Virtue

What is virtue? Moral excellence. I’ve recently drifted from notions of virtue, relying instead on my philosophical knowhow and personal ratiocinations to guide appropriate and pragmatic behaviors.

Once upon a time I was obsessed with the notion of moral excellence. I strove daily to master the principles and virtues that upheld an outstanding character. I’d meditate daily on aphorisms and parables and definitions extolling the virtues of a moral character. I reasoned that, if I am in fact a product of my thoughts, I should take take strides to hone and refine those thoughts.

Thoughts become actions. Actions become habit. Habit becomes character. Character becomes destiny.

Ben Franklin committed himself to the upbuilding of a moral character. He created a plan to internalize and embody thirteen virtues. Each day he committed himself to fulfilling and practicing one. At the end of thirteen, he’d begin again. He kept this up for years and recorded his progress in a daily journal. The thirteen virtues he strove to emulate are listed as the following:

1. Temperance: Eat not to dullness and drink not to elevation.
2. Silence: Speak not but what may benefit others or yourself. Avoid trifling conversation.
3. Order: Let all your things have their places. Let each part of your business have its time.
4. Resolution: Resolve to perform what you ought. Perform without fail what you resolve.
5. Frugality: Make no expense but to do good to others or yourself: i.e. Waste nothing.
6. Industry: Lose no time. Be always employed in something useful. Cut off all unnecessary actions.
7. Sincerity: Use no hurtful deceit. Think innocently and justly; and, if you speak, speak accordingly.
8. Justice: Wrong none, by doing injuries or omitting the benefits that are your duty.
9. Moderation: Avoid extremes. Forebear resenting injuries so much as you think they deserve.
10. Cleanliness: Tolerate no uncleanness in body, clothes or habitation.
11. Chastity: Rarely use venery but for health or offspring; Never to dullness, weakness, or the injury of your own or another’s peace or reputation.
12. Tranquility: Be not disturbed at trifles, or at accidents common or unavoidable.
13. Humility: Imitate Jesus and Socrates.

I desire and strive to surround myself with people who typify these virtues. I’m going to make a habit of looking at these thirteen daily and be extra conscientious about whether they are being appropriately exemplified through my actions.

Silent Virtue

“Wise men speak because they have something to say; Fools because they have to say something.” -Plato

I am ever painfully aware of my contributions.

I have nothing to prove to myself. My knowledge is my own and needs no verification on the ears of others. I do not offer a supply where there is no demand for fear of flooding the citadels where fragile egos reside.
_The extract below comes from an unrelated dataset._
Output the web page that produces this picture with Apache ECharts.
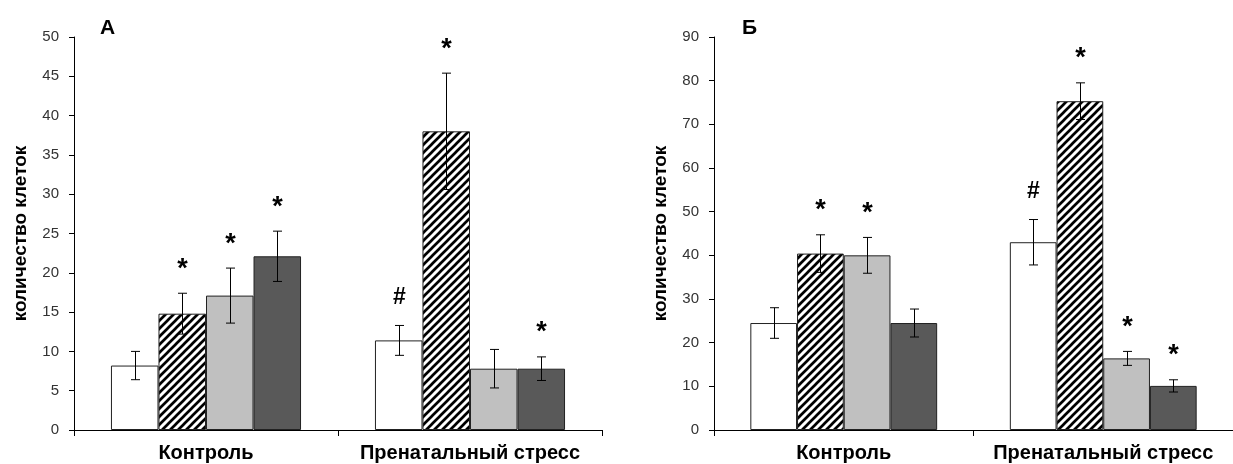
<!DOCTYPE html>
<html>
<head>
<meta charset="utf-8">
<style>
  html, body { margin: 0; padding: 0; background: #fff; }
  #chart { width: 1233px; height: 464px; }
</style>
<script src="https://cdn.jsdelivr.net/npm/echarts@6/dist/echarts.min.js"></script>
</head>
<body>
<div id="chart"></div>
<script>
// Groups on the x axis
const categories = ['Контроль', 'Пренатальный стресс'];
const yAxisTitle = 'количество клеток';
const panelTitles = ['А', 'Б'];

// Panel А: one row per bar style (white, hatched, light grey, dark grey), one value per group
const meansA = [[8.2, 11.4], [14.8, 38.0], [17.1, 7.8], [22.1, 7.8]];
const errorsA = [[1.8, 1.9], [2.6, 7.4], [3.5, 2.45], [3.2, 1.5]];
const marksA = [['', '#'], ['*', '*'], ['*', ''], ['*', '*']];
const yScaleA = [0, 50, 5]; // min, max, step

// Panel Б
const meansB = [[24.5, 43.0], [40.4, 75.3], [40.0, 16.4], [24.5, 10.1]];
const errorsB = [[3.5, 5.2], [4.3, 4.2], [4.1, 1.6], [3.2, 1.4]];
const marksB = [['', '#'], ['*', '*'], ['*', '*'], ['', '*']];
const yScaleB = [0, 90, 10];

const FONT = 'Arial, "Liberation Sans", sans-serif';
const BAR_FRACTION = 0.18;
const MARK_GAP = 28;

// Diagonal "/" hatch fill
function makeHatch() {
  const s = 8;
  const c = document.createElement('canvas');
  c.width = s; c.height = s;
  const g = c.getContext('2d');
  g.fillStyle = '#fff';
  g.fillRect(0, 0, s, s);
  g.strokeStyle = '#000';
  g.lineWidth = 2.7;
  g.beginPath();
  g.moveTo(-2, s + 2); g.lineTo(s + 2, -2);
  g.moveTo(-2, 2); g.lineTo(2, -2);
  g.moveTo(s - 2, s + 2); g.lineTo(s + 2, s - 2);
  g.stroke();
  return c;
}

const hatch = { image: makeHatch(), repeat: 'repeat' };
const barFills = ['#ffffff', hatch, '#c0c0c0', '#595959'];

const chart = echarts.init(document.getElementById('chart'), null, { renderer: 'canvas' });

function xAxisFor(gridIndex) {
  return {
    type: 'category',
    gridIndex,
    data: categories,
    axisLine: { show: true, lineStyle: { color: '#000', width: 1 } },
    axisTick: { show: true, length: 6, alignWithLabel: false, lineStyle: { color: '#000' } },
    axisLabel: { interval: 0, margin: 13, color: '#000', fontSize: 20, fontWeight: 'bold', fontFamily: FONT },
    splitLine: { show: false }
  };
}

function yAxisFor(gridIndex, scale) {
  return {
    type: 'value',
    gridIndex,
    min: scale[0], max: scale[1], interval: scale[2],
    name: yAxisTitle,
    nameLocation: 'middle',
    nameRotate: 90,
    nameGap: 44,
    nameTextStyle: { color: '#000', fontSize: 19, fontWeight: 'bold', fontFamily: FONT },
    axisLine: { show: true, lineStyle: { color: '#000', width: 1 } },
    axisTick: { show: true, length: 5, lineStyle: { color: '#000' } },
    axisLabel: { margin: 15, color: '#333', fontSize: 15, fontFamily: FONT },
    splitLine: { show: false }
  };
}

function barSeries(gridIndex, means) {
  return means.map((vals, s) => ({
    type: 'bar',
    xAxisIndex: gridIndex,
    yAxisIndex: gridIndex,
    data: vals,
    barWidth: (BAR_FRACTION * 100) + '%',
    barGap: '0%',
    itemStyle: { color: barFills[s], borderColor: '#222', borderWidth: 1 },
    emphasis: { disabled: true },
    silent: true,
    z: 2
  }));
}

// Error bars and significance marks drawn over the bars
function errorSeries(gridIndex, means, errors, marks) {
  const items = [], itemBar = [], itemMark = [];
  means.forEach((vals, s) => {
    vals.forEach((v, c) => {
      items.push([c, v, errors[s][c]]);
      itemBar.push(s);
      itemMark.push(marks[s][c]);
    });
  });
  return {
    type: 'custom',
    xAxisIndex: gridIndex,
    yAxisIndex: gridIndex,
    data: items,
    silent: true,
    z: 5,
    renderItem(params, api) {
      const cat = api.value(0), mean = api.value(1), err = api.value(2);
      const band = api.size([1, 0])[0];
      const dx = (itemBar[params.dataIndex] - 1.5) * band * BAR_FRACTION;
      const hi = api.coord([cat, mean + err]);
      const lo = api.coord([cat, mean - err]);
      const x = Math.round(hi[0] + dx) + 0.5;
      const capHalf = 4.5;
      const line = { stroke: '#000', lineWidth: 1 };
      const children = [
        { type: 'line', shape: { x1: x, y1: hi[1], x2: x, y2: lo[1] }, style: line },
        { type: 'line', shape: { x1: x - capHalf, y1: hi[1], x2: x + capHalf, y2: hi[1] }, style: line },
        { type: 'line', shape: { x1: x - capHalf, y1: lo[1], x2: x + capHalf, y2: lo[1] }, style: line }
      ];
      const mark = itemMark[params.dataIndex];
      if (mark) {
        const isStar = mark === '*';
        children.push({
          type: 'text',
          style: {
            text: mark,
            x: x,
            y: hi[1] - MARK_GAP + (isStar ? 4 : 0),
            align: 'center',
            verticalAlign: 'middle',
            fill: '#000',
            font: 'bold ' + (isStar ? 27 : 23) + 'px ' + FONT
          }
        });
      }
      return { type: 'group', children };
    }
  };
}

chart.setOption({
  animation: false,
  textStyle: { fontFamily: FONT },
  title: [
    { text: panelTitles[0], left: 95, top: 13, textStyle: { fontSize: 21, fontWeight: 'bold', color: '#000', fontFamily: FONT } },
    { text: panelTitles[1], left: 737, top: 13, textStyle: { fontSize: 21, fontWeight: 'bold', color: '#000', fontFamily: FONT } }
  ],
  grid: [
    { left: 74, top: 37, width: 528, bottom: 34, containLabel: false },
    { left: 714, top: 37, width: 528, bottom: 34, containLabel: false }
  ],
  xAxis: [xAxisFor(0), xAxisFor(1)],
  yAxis: [yAxisFor(0, yScaleA), yAxisFor(1, yScaleB)],
  series: [
    ...barSeries(0, meansA),
    ...barSeries(1, meansB),
    errorSeries(0, meansA, errorsA, marksA),
    errorSeries(1, meansB, errorsB, marksB)
  ]
});
</script>
</body>
</html>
When one is fully competent in their knowledge, in their experience, in their ability to responsibly manage their inner life, one earns a reverent respect for humility and the virtue of silence. Open doors reveal the inner chambers of existence and expose the relative beauty or disarray where mindful solace is sought. When one speaks incessantly, without merited or solicited warrant, one does not offer up new knowledge but new insights to these potentially barren chambers of existence.

When we talk, we do not extol the storehouse of our knowledge but, more often than not, the lack thereof.